Back at the PRI rally, housewives Teresa Ceballos and Amina Badillo giggle as they explain why they will vote for Mr. Pena Nieto. His gorgeous smile and alluring brown eyes help of course. But they also believe he is a man of his word. “I like his proposals and he always keeps his promises,” said Ms. Badillo, a mother of four.
They are untroubled by his unorthodox personal life, which includes infidelities during his first marriage and two out-of-wedlock children. Following the 2007 death of his first wife, he married Angelica Rivera, a soap-opera star. She has released “reality TV-style” videos portraying the couple kissing and the candidate eating ice cream. Entitled What My Eyes See, and What My Heart Feels the videos have garnered thousands of likes on Facebook and views on YouTube.
At the “anti-Pena Nieto” rally in the capital’s historic square on May 19, students remain infuriated by what they say is biased coverage on Televisa and TV Azteca – and are suspicious the PRI has not broken from its authoritarian past. “The candidate has absolutely no merit,” declared Jose Antonio Hernandez, a student protester.
To placate his critics, Mr.
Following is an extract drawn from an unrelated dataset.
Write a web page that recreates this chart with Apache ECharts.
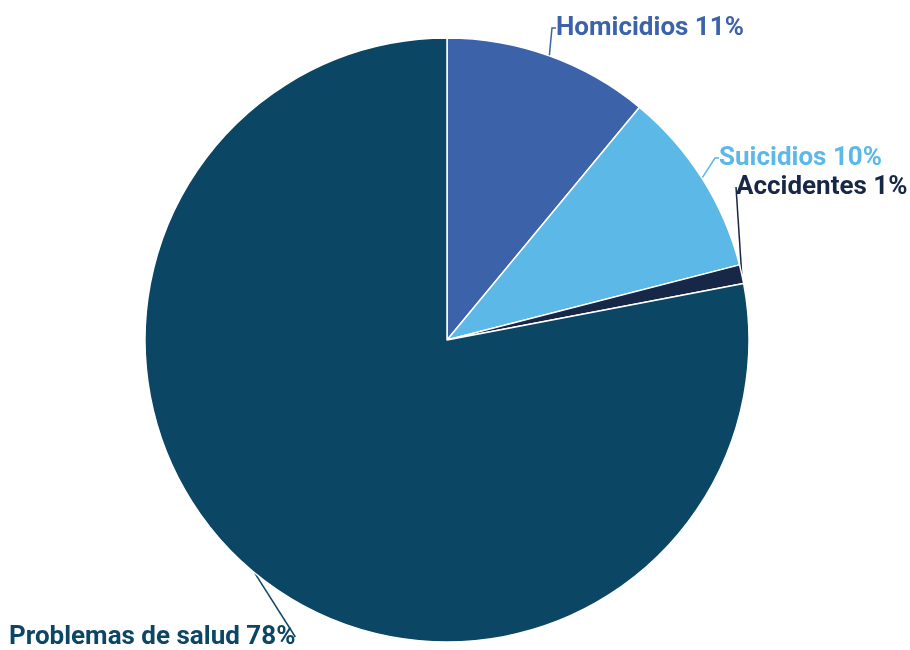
<!DOCTYPE html>
<html>
<head>
<meta charset="utf-8">
<script src="https://cdn.jsdelivr.net/npm/echarts@6/dist/echarts.min.js"></script>
<style>
  html, body { margin: 0; padding: 0; background: #ffffff; }
  #chart { width: 910px; height: 650px; }
</style>
</head>
<body>
<div id="chart"></div>
<script>
var categories = ['Homicidios', 'Suicidios', 'Accidentes', 'Problemas de salud']
var values = [11, 10, 1, 78]
var colors = ['#3c63a9', '#5cb8e6', '#172747', '#0c4665']

// where each label sits (text anchor left / vertical middle)
var labelSpots = [
  { x: 556, y: 28 },
  { x: 719, y: 158 },
  { x: 736, y: 187 },
  { x: 9, y: 637 }
]

var chart = echarts.init(document.getElementById('chart'))

var data = categories.map(function (name, i) {
  return {
    name: name,
    value: values[i],
    itemStyle: { color: colors[i] },
    label: { color: colors[i] },
    labelLine: { lineStyle: { color: colors[i] } }
  }
})

chart.setOption({
  backgroundColor: '#ffffff',
  animation: false,
  series: [
    {
      type: 'pie',
      center: [447, 340],
      radius: 302,
      startAngle: 90,
      clockwise: true,
      avoidLabelOverlap: false,
      itemStyle: { borderColor: '#ffffff', borderWidth: 1.5 },
      label: {
        show: true,
        position: 'outside',
        formatter: '{b} {c}%',
        fontFamily: 'Roboto',
        fontSize: 26,
        fontWeight: 'bold'
      },
      labelLine: {
        show: true,
        length: 8,
        length2: 4,
        lineStyle: { width: 1.5 }
      },
      labelLayout: function (params) {
        var s = labelSpots[params.dataIndex]
        return { x: s.x, y: s.y, align: 'left', verticalAlign: 'middle' }
      },
      data: data
    }
  ]
})
</script>
</body>
</html>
Pena Nieto released a 10-point “democratic presidency” pledge, promising to respect human rights, the right to protest and the independence of the legislative and judiciary branches.
And yet, he may find it easier to construct roads and bridges than to restore credibility to the country’s broken institutions. Only 2 per cent of criminal cases are ever resolved in the country, due to corrupt municipal police and local politicians. Congressmen in Mexico earn three times more than the average salary of legislators in Latin America, and most sit for only about six months of the year. Since candidates cannot stand for consecutive re-election, and cannot be recalled, there is a lack of accountability.
Mexicans will soon find out whether the PRI’s star candidate is – as his rivals claim – a new face on the same old political machine, or perfectly cast for the role of a transformative leader who can help temper the furious wars among the drug cartels, consolidate the country’s young democracy, and give its citizens hope for the future.